Pour l’ADR, il est urgent d’augmenter toutes les allocations familiales (+10 % plaide déi Lénk) et de défiscaliser le salaire social minimum. L’adaptation des barèmes d’imposition à l’inflation est une revendication qui revient également chez le CSV. Les pirates espèrent que la revendication du LSAP de revoir les barèmes permettant aux ménages de toucher l’allocation de vie chère soient étendus au plus vite.
Des mesures spécifiques pour soulager et soutenir les monoparentaux, les familles nombreuses, mais aussi les veufs, figurent parmi les autres revendications émanant de l’opposition parlementaire.
L’absence de réforme fiscale est fustigée
Tous déplorent que la seconde réforme fiscale du gouvernement Bettel ait été reportée sine die. L’absence de marge financière ne doit pas éviter des adaptations ponctuelles du système d’imposition. Pour déi Lénk, cela serait toujours insuffisant. «Il faut constater que ce budget n’est pas à la hauteur des défis qui se posent au pays», fustige Nathalie Oberweis.
Sans surprise, les quatre partis de l’opposition ne vont pas offrir de cadeau d’adieu à Pierre Gramegna. CSV, ADR, déi Lénk et Parti pirate vont voter ce matin contre le budget de l’État 2022, qui sera donc adopté par les seules 31 voix de la majorité.
David Marques
Pouvoir d’achat : le calcul
de Pierre Gramegna
Le ministre des Finances a dressé, hier, une longue liste des mesures matérielles et pécuniaires pour renforcer le pouvoir d’achat des ménages. Depuis 2016, une enveloppe d’un milliard d’euros par an aurait été débloquée. Voici un aperçu sommaire :
ENFANTS L’introduction de la gratuité des livres scolaires représente une épargne de 300 euros par enfant. S’y ajoutent les 20 heures de prise en charge gratuites dans les crèches, ce qui équivaut à une épargne de 5 500 euros par an et par enfant.

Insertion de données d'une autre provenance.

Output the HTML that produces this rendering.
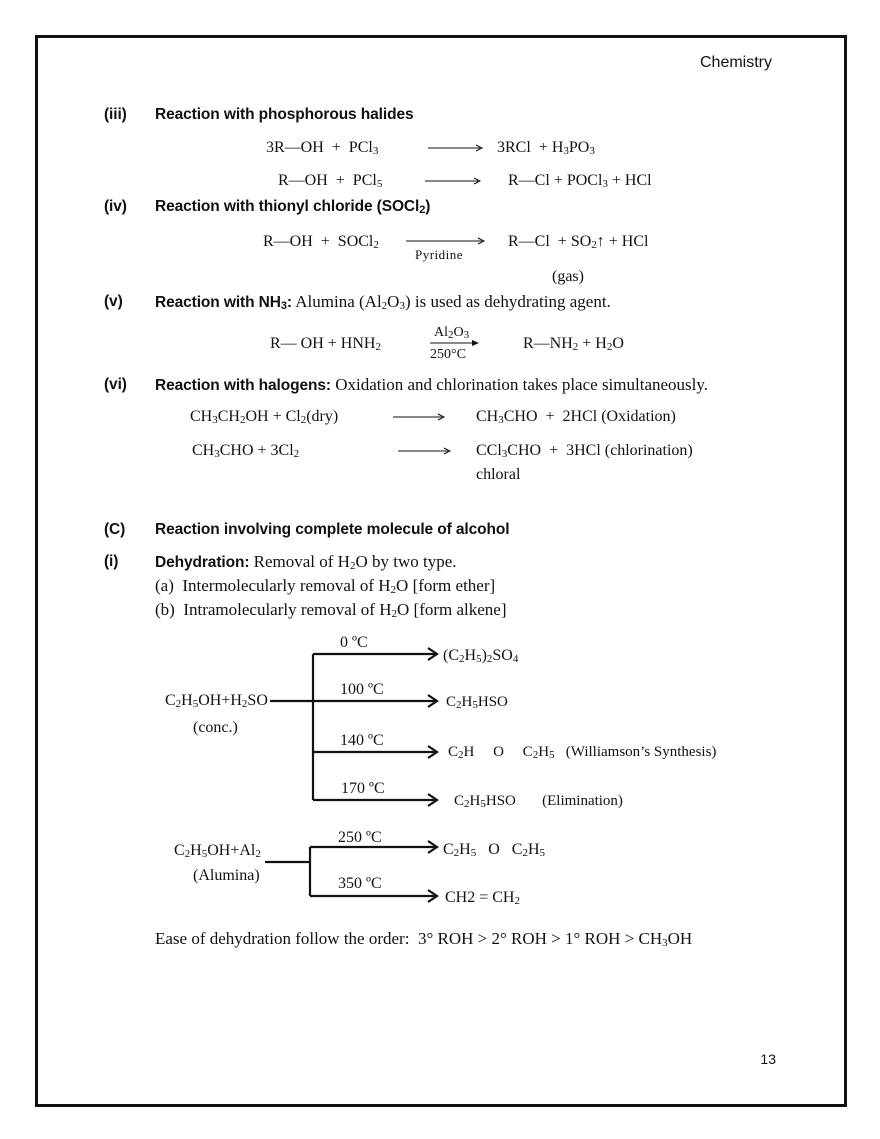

REPAS GRATUITS L’introduction, dès septembre 2022, de la gratuité des repas dans les cantines scolaires peut représenter une épargne de 1 000 euros par enfant.
TRANSPORT PUBLIC Avec la gratuité des transports publics, l’épargne potentielle est de 500 euros pour un ménage avec enfants.
SALAIRE MINIMUM Au 1er janvier de cette année, le salaire social minimum (SSM) et le Revis (revenu minimum garanti) ont été augmentés de 2,8 %. Avec les tranches indiciaires versées depuis 2018, le SSM est passé de 2 048,54 euros en 2018 à 2 256,95 euros en octobre 2021, soit une hausse de 10 %. Le SSM qualifié est, lui, passé de 2 458,25 euros à 2 708,35 euros. Il est à rappeler que les 100 euros d’augmentation actés en 2019 sont inclus dans ce calcul.
ALLOCATIONS L’allocation de vie chère a été doublée en 2020, augmentée de 10 % début 2021 et sera encore revalorisée de 200 euros en 2022. La réindexation rétroactive des allocations familiales constitue un autre coup de pouce.